Throughout the year I was also able to do a number of formal portrait sessions, which means a lot in Utah. Around here, everyone has a dozen different friends and family members they can choose from, so when someone tags me for the job, my heart and my wallet are extremely grateful.

But of all my subjects, my favorites are always predictable. Neither of my nieces were especially excited to be taking family pictures out at Wheeler Farm this past Halloween, but I managed to get one shot that my sister can use as consolation when they are at each other's throats in the coming years:

As the holidays arrived, my family knew things would feel a bit off, so we tried to come up with a few new traditions to liven things up. On the Saturday before Christmas, a few of us went up to the Bountiful Temple, and I was able to go through for one of my great-grandfathers, which was very cool. In the middle of the shopping and the end-of-semester grading and the usual chaos, I stopped by a couple of area temples to take some night pictures, and came up with some fun results.

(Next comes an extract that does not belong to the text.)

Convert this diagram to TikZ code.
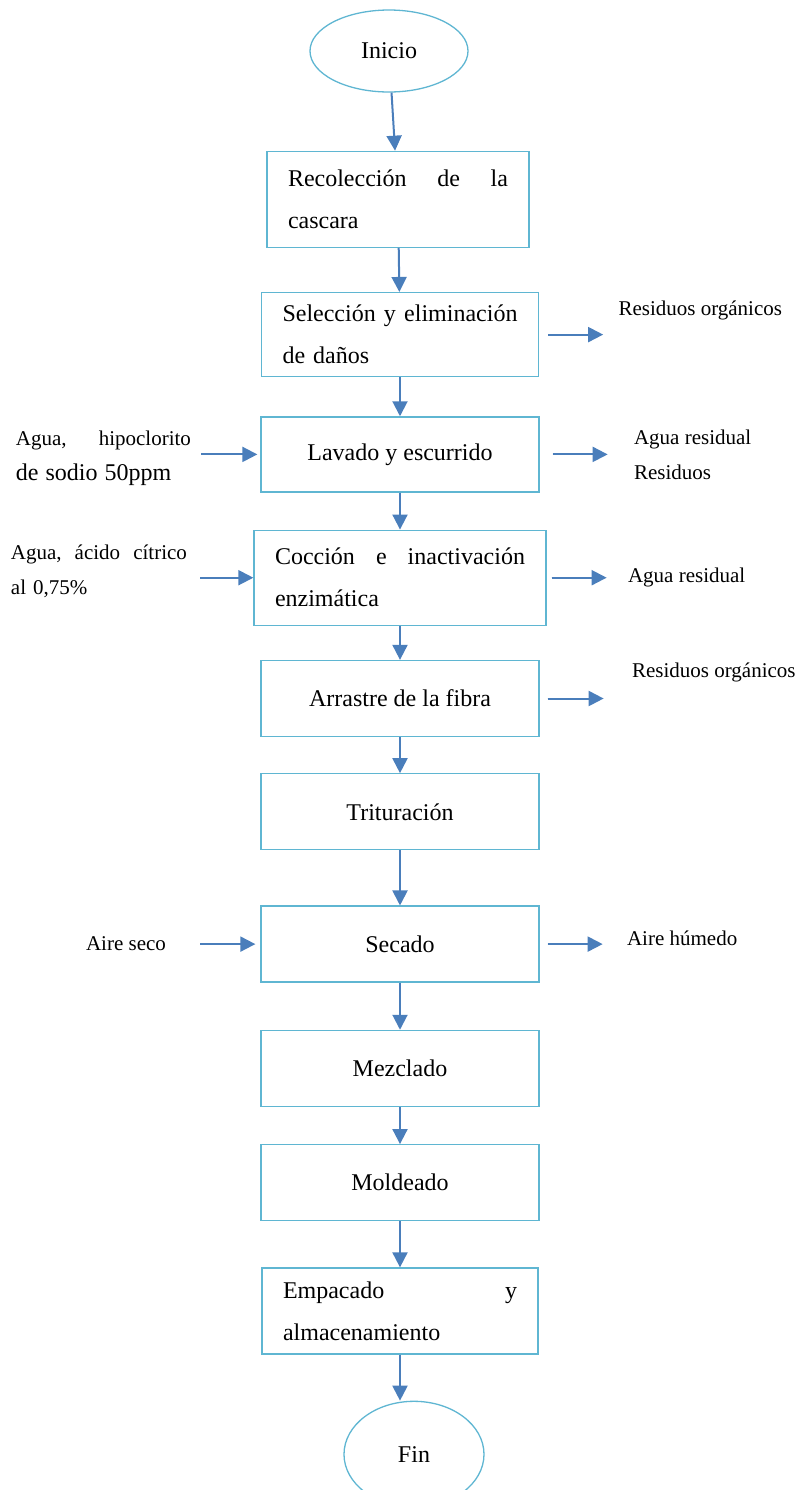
\documentclass[tikz,border=0pt]{standalone}
\usepackage{fontspec}
\setmainfont{Liberation Serif}
\usepackage{xcolor}
\usetikzlibrary{arrows.meta, positioning, shapes.geometric}

\definecolor{boxline}{RGB}{95,182,210}
\definecolor{arrline}{RGB}{74,126,187}

\begin{document}
\begin{tikzpicture}[
  node distance=20pt,
  stepbox/.style={draw=boxline, line width=0.65pt, minimum width=139pt, minimum height=38pt,
                  inner xsep=10.5pt, align=center, font={\fontsize{12}{21}\selectfont}},
  longbox/.style={stepbox, minimum width=0pt, align=left},
  terminal/.style={draw=boxline, ellipse, line width=0.65pt, inner sep=0pt,
                   font={\fontsize{12}{14}\selectfont}},
  side/.style={inner sep=0pt, align=left, font={\fontsize{10.5}{17.5}\selectfont}},
  arr/.style={-{Triangle[length=7.5pt, width=7.5pt]}, line width=1pt, draw=arrline, fill=arrline}
]
\useasboundingbox (0,0) rectangle (402.5pt,-745pt);

% Start
\node[terminal, minimum width=79pt, minimum height=41pt] (ini) at (194.5pt,-25.5pt) {Inicio};

% Process steps
\node[longbox, text width=110pt, minimum height=48pt, below=29pt of ini, xshift=4.5pt] (s1)
  {Recolección \hfill de \hfill la\\cascara};
\node[longbox, text width=117.5pt, minimum height=42pt, below=22pt of s1, xshift=1pt] (s2)
  {Selección \hfill y \hfill eliminación\\de daños};
\node[stepbox, minimum height=37.5pt, below=19.5pt of s2] (s3) {Lavado y escurrido};
\node[longbox, text width=125pt, minimum height=47.5pt, below=18.5pt of s3] (s4)
  {Cocción \hfill e \hfill inactivación\\enzimática};
\node[stepbox, below=17pt of s4] (s5) {Arrastre de la fibra};
\node[stepbox, below=18pt of s5] (s6) {Trituración};
\node[stepbox, below=27.5pt of s6] (s7) {Secado};
\node[stepbox, below=23.5pt of s7] (s8) {Mezclado};
\node[stepbox, below=18.5pt of s8] (s9) {Moldeado};
\node[longbox, text width=117pt, minimum height=43pt, below=23pt of s9] (s10)
  {Empacado \hfill y\\almacenamiento};

% End
\node[terminal, minimum width=70pt, minimum height=53pt, below=23pt of s10, xshift=7pt] (fin) {Fin};

% Main flow
\draw[arr] (ini) -- (s1);
\draw[arr] (s1) -- (s2);
\draw[arr] (s2) -- (s3);
\draw[arr] (s3) -- (s4);
\draw[arr] (s4) -- (s5);
\draw[arr] (s5) -- (s6);
\draw[arr] (s6) -- (s7);
\draw[arr] (s7) -- (s8);
\draw[arr] (s8) -- (s9);
\draw[arr] (s9) -- (s10);
\draw[arr] (s10) -- (s10 |- fin.north);

% Inputs
\node[side, text width=87.5pt, left=34.5pt of s3, yshift=-2pt] (i3)
  {Agua, \hfill hipoclorito\\{\fontsize{12}{17.5}\selectfont de sodio 50ppm}};
\node[side, text width=88pt, left=33pt of s4, yshift=3pt] (i4)
  {Agua, \hfill ácido \hfill cítrico\\al 0,75\%};
\node[side, left=47pt of s7] (i7) {Aire seco};

\draw[arr, shorten <=5pt, shorten >=1.5pt] (s3.west -| i3.east) -- (s3.west);
\draw[arr, shorten <=6.5pt] (s4.west -| i4.east) -- (s4.west);
\draw[arr, shorten <=17pt, shorten >=2.5pt] (s7.west -| i7.east) -- (s7.west);

% Outputs
\node[side, right=39.5pt of s2, yshift=12pt] (o2) {Residuos orgánicos};
\node[side, right=47pt of s3] (o3) {Agua residual\\Residuos};
\node[side, right=40.5pt of s4] (o4) {Agua residual};
\node[side, right=46pt of s5, yshift=13pt] (o5) {Residuos orgánicos};
\node[side, right=43.5pt of s7, yshift=3pt] (o7) {Aire húmedo};

\draw[arr, shorten <=4.5pt, shorten >=7.5pt] (s2.east) -- (s2.east -| o2.west);
\draw[arr, shorten <=6.5pt, shorten >=13pt] (s3.east) -- (s3.east -| o3.west);
\draw[arr, shorten <=2.5pt, shorten >=10.5pt] (s4.east) -- (s4.east -| o4.west);
\draw[arr, shorten <=4pt, shorten >=14pt] (s5.east) -- (s5.east -| o5.west);
\draw[arr, shorten <=4pt, shorten >=12pt] (s7.east) -- (s7.east -| o7.west);
\end{tikzpicture}
\end{document}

Here's the newly remodeled Ogden Temple:

…and here's the always picturesque Salt Lake Temple:

For Christmas itself, my mom and I stayed over at my sister's house, which meant we were on hand for the big morning event with my nieces. Chaos may have ruled in the living room, but outside the first legit snowfall of the season came just in time to make a White Christmas.

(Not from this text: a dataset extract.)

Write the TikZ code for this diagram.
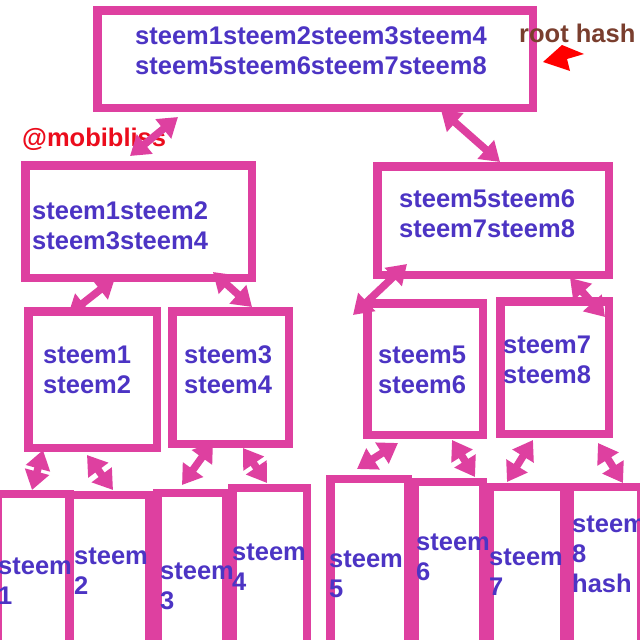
\documentclass[tikz,border=0pt]{standalone}
\usepackage{fontspec}
\setmainfont{Liberation Sans}
\usetikzlibrary{arrows.meta}
\definecolor{pinkc}{RGB}{222,64,160}
\definecolor{txtc}{RGB}{76,52,196}
\definecolor{brownc}{RGB}{122,62,46}
\definecolor{redc}{RGB}{235,12,28}
\begin{document}
\begin{tikzpicture}[x=1pt,y=-1pt,
  box/.style={draw=pinkc, line width=8.5pt, fill=white, inner sep=0pt},
  lbl/.style={text=txtc, font=\fontsize{25.5}{30}\selectfont\bfseries, align=left, anchor=north west, inner sep=0pt},
  dbl/.style={draw=pinkc, line width=7.5pt, {Triangle[length=19pt,width=24pt]}-{Triangle[length=19pt,width=24pt]}}]
\useasboundingbox (0,0) rectangle (640,640);
\fill[white] (0,0) rectangle (640,640);
\clip (0,0) rectangle (640,640);
% level 1
\node[box, minimum width=435.5pt, minimum height=97.5pt] (root) at (315,59) {};
% level 2
\node[box, minimum width=226.5pt, minimum height=112.5pt] (lA) at (138.5,221.5) {};
\node[box, minimum width=231.5pt, minimum height=108.5pt] (lB) at (493,220.5) {};
% level 3
\node[box, minimum width=128.5pt, minimum height=136.5pt] (m12) at (92.5,379.5) {};
\node[box, minimum width=116.5pt, minimum height=132.5pt] (m34) at (230.5,377.5) {};
\node[box, minimum width=115.5pt, minimum height=131.5pt] (m56) at (425,369) {};
\node[box, minimum width=108.5pt, minimum height=132.5pt] (m78) at (554.5,367.5) {};
% level 4
\node[box, minimum width=72.5pt, minimum height=205.75pt] (b1) at (33.5,597.1) {};
\node[box, minimum width=79.5pt, minimum height=204.75pt] (b2) at (109,597.6) {};
\node[box, minimum width=68.5pt, minimum height=206.75pt] (b3) at (191.5,596.6) {};
\node[box, minimum width=74.5pt, minimum height=211.75pt] (b4) at (269.5,594.1) {};
\node[box, minimum width=77.5pt, minimum height=220.75pt] (b5) at (369,589.6) {};
\node[box, minimum width=68.5pt, minimum height=217.75pt] (b6) at (448.5,591.1) {};
\node[box, minimum width=74.5pt, minimum height=212.75pt] (b7) at (526.5,593.6) {};
\node[box, minimum width=71.5pt, minimum height=212.75pt] (b8) at (605,593.6) {};
% texts
\node[lbl] (troot) at (135,26) {steem1steem2steem3steem4\\steem5steem6steem7steem8};
\node[lbl] (tA) at (32,201) {steem1steem2\\steem3steem4};
\node[lbl] (tB) at (399,189) {steem5steem6\\steem7steem8};
\node[lbl] (t12) at (43,346) {steem1\\steem2};
\node[lbl] (t34) at (184,345) {steem3\\steem4};
\node[lbl] (t56) at (378,346) {steem5\\steem6};
\node[lbl] (t78) at (503,336) {steem7\\steem8};
\node[lbl] (t1) at (-2,558) {steem\\1};
\node[lbl] (t2) at (74,548) {steem\\2};
\node[lbl] (t3) at (160,563) {steem\\3};
\node[lbl] (t4) at (232,544) {steem\\4};
\node[lbl] (t5) at (329,551) {steem\\5};
\node[lbl] (t6) at (416,534) {steem\\6};
\node[lbl] (t7) at (489,549) {steem\\7};
\node[lbl] (t8) at (572,516) {steem\\8\\hash};
\node[text=brownc, font=\fontsize{25.5}{30}\selectfont\bfseries, anchor=base west, inner sep=0pt] (rh) at (519,42) {root hash};
\node[text=redc, font=\fontsize{25.5}{30}\selectfont\bfseries, anchor=base west, inner sep=0pt] (mob) at (22,146) {@mobibliss};
% red pointer
\fill[red] (543,62) -- (562,45) -- (584,54) -- (567,59) -- (570,71) -- cycle;
% arrow end points
\coordinate (a1s) at (178,117); \coordinate (a1e) at (130,156);
\coordinate (a2s) at (441,110); \coordinate (a2e) at (500,162);
\coordinate (a3s) at (115,278); \coordinate (a3e) at (68,315);
\coordinate (a4s) at (213,272); \coordinate (a4e) at (252,307);
\coordinate (a5s) at (407,264); \coordinate (a5e) at (353,315);
\coordinate (a6s) at (570,278); \coordinate (a6e) at (605,317);
\coordinate (a7s) at (43,450); \coordinate (a7e) at (32,490);
\coordinate (a8s) at (87,455); \coordinate (a8e) at (113,490);
\coordinate (a9s) at (213,442); \coordinate (a9e) at (182,485);
\coordinate (a10s) at (243,448); \coordinate (a10e) at (267,483);
\coordinate (a11s) at (398,443); \coordinate (a11e) at (357,469);
\coordinate (a12s) at (452,440); \coordinate (a12e) at (475,477);
\coordinate (a13s) at (533,440); \coordinate (a13e) at (507,482);
\coordinate (a14s) at (598,443); \coordinate (a14e) at (623,483);
\foreach \i in {1,...,14} { \draw[dbl] (a\i s) -- (a\i e); }
\end{tikzpicture}
\end{document}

2014 will always be marked as the year my dad died, but it was also a year that was full of blessings and opportunities. In fact, his death only served to remind me of blessings I've enjoyed my entire life, and will continue to enjoy in the future. My experience this Christmas echoed what I encountered while preparing for Dad's funeral: often the process and the logistics and the to-do lists and the formalities leave you wondering when you will actually have the chance to step back and appreciate the point behind everything you are doing. A recent church video underscored this idea quite well.

It's easy to tell yourself that, "once I take care of X, I can sit back and enjoy Y," but when the Xs keep coming, eventually you realize that you just have to make time for Y. That's probably one of the biggest reasons my family was able to cope with Dad's death. Over the years we've made plenty of time for Y.